** START **

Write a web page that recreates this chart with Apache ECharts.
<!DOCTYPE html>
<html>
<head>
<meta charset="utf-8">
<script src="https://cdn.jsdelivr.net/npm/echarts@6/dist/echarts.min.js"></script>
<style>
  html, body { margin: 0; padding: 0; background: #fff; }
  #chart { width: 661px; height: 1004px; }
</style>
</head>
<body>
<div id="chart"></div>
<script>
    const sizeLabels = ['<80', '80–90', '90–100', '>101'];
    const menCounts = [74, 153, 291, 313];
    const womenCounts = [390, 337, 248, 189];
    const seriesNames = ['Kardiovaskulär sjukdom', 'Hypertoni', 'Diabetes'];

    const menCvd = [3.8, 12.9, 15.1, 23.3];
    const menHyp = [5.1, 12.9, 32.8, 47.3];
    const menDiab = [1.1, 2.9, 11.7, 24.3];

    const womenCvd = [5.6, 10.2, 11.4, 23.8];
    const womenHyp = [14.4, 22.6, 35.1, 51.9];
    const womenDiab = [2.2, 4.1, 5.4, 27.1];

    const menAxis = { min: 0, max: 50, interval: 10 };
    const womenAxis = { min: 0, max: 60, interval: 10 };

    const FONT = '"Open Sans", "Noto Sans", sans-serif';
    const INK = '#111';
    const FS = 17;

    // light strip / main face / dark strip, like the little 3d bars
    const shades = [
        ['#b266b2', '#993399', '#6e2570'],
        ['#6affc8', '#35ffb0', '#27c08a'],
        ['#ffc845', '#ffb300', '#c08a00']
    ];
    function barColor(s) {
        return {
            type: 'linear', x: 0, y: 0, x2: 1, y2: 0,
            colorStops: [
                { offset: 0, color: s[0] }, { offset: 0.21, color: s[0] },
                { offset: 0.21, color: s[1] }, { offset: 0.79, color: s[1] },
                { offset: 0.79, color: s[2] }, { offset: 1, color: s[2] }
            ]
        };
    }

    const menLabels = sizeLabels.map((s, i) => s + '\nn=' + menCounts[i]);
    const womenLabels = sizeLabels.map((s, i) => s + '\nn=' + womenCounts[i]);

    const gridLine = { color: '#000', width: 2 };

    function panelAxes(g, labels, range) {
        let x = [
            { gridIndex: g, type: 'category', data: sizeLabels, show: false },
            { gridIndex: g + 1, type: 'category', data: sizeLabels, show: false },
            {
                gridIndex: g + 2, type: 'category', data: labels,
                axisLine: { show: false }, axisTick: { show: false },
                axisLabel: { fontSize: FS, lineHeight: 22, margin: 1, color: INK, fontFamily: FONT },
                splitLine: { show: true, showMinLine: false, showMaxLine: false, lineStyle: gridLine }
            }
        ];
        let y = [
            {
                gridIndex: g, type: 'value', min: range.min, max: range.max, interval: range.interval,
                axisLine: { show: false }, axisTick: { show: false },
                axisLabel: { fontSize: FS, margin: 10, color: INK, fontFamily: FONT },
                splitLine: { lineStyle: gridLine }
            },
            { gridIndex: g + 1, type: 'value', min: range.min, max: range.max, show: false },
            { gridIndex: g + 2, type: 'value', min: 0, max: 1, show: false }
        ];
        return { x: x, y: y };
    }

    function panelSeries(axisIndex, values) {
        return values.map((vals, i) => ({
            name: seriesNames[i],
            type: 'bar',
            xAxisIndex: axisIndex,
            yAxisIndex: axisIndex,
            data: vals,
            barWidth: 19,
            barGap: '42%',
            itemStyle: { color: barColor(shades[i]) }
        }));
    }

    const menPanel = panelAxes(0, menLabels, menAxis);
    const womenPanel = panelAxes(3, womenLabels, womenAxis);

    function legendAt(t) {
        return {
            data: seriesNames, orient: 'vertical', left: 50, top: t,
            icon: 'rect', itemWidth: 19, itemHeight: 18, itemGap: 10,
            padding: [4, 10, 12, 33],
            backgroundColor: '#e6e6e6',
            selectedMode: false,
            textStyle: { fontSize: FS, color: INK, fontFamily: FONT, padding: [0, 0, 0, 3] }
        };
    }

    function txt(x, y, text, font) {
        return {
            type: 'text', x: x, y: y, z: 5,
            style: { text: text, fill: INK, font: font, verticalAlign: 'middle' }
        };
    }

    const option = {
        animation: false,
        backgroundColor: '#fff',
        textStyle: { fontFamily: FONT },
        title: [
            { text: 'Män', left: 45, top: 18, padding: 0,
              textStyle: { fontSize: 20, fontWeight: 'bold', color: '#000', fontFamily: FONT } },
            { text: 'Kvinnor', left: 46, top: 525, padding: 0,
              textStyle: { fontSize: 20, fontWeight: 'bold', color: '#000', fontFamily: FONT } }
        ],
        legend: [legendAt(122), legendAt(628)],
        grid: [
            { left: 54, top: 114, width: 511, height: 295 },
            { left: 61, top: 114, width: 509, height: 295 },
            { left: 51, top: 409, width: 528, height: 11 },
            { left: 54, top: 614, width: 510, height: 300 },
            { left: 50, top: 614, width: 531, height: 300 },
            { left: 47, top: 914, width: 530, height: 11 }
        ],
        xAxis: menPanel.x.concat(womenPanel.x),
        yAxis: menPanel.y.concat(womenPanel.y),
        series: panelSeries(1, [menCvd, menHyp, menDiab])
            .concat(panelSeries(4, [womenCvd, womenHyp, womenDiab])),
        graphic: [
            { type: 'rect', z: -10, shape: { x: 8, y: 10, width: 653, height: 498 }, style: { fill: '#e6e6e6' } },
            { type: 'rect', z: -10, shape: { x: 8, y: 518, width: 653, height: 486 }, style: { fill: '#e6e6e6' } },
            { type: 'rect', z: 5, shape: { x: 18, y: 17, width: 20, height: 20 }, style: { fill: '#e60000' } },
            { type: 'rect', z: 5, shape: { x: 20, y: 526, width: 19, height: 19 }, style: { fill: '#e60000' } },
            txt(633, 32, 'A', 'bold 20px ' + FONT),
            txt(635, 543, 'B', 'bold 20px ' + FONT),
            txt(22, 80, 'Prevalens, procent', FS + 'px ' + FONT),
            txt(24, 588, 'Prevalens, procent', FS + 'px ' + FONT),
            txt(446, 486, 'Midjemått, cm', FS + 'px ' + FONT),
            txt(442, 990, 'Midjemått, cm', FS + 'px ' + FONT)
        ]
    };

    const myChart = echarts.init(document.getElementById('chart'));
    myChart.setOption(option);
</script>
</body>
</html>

** END **

*Stated task*
Only the lines from the top of the data through the line that contains "color: '#000', width: 2" should be quoted, exactly as they stand.

*Response to this task*
Write a web page that recreates this chart with Apache ECharts.
<!DOCTYPE html>
<html>
<head>
<meta charset="utf-8">
<script src="https://cdn.jsdelivr.net/npm/echarts@6/dist/echarts.min.js"></script>
<style>
  html, body { margin: 0; padding: 0; background: #fff; }
  #chart { width: 661px; height: 1004px; }
</style>
</head>
<body>
<div id="chart"></div>
<script>
    const sizeLabels = ['<80', '80–90', '90–100', '>101'];
    const menCounts = [74, 153, 291, 313];
    const womenCounts = [390, 337, 248, 189];
    const seriesNames = ['Kardiovaskulär sjukdom', 'Hypertoni', 'Diabetes'];

    const menCvd = [3.8, 12.9, 15.1, 23.3];
    const menHyp = [5.1, 12.9, 32.8, 47.3];
    const menDiab = [1.1, 2.9, 11.7, 24.3];

    const womenCvd = [5.6, 10.2, 11.4, 23.8];
    const womenHyp = [14.4, 22.6, 35.1, 51.9];
    const womenDiab = [2.2, 4.1, 5.4, 27.1];

    const menAxis = { min: 0, max: 50, interval: 10 };
    const womenAxis = { min: 0, max: 60, interval: 10 };

    const FONT = '"Open Sans", "Noto Sans", sans-serif';
    const INK = '#111';
    const FS = 17;

    // light strip / main face / dark strip, like the little 3d bars
    const shades = [
        ['#b266b2', '#993399', '#6e2570'],
        ['#6affc8', '#35ffb0', '#27c08a'],
        ['#ffc845', '#ffb300', '#c08a00']
    ];
    function barColor(s) {
        return {
            type: 'linear', x: 0, y: 0, x2: 1, y2: 0,
            colorStops: [
                { offset: 0, color: s[0] }, { offset: 0.21, color: s[0] },
                { offset: 0.21, color: s[1] }, { offset: 0.79, color: s[1] },
                { offset: 0.79, color: s[2] }, { offset: 1, color: s[2] }
            ]
        };
    }

    const menLabels = sizeLabels.map((s, i) => s + '\nn=' + menCounts[i]);
    const womenLabels = sizeLabels.map((s, i) => s + '\nn=' + womenCounts[i]);

    const gridLine = { color: '#000', width: 2 };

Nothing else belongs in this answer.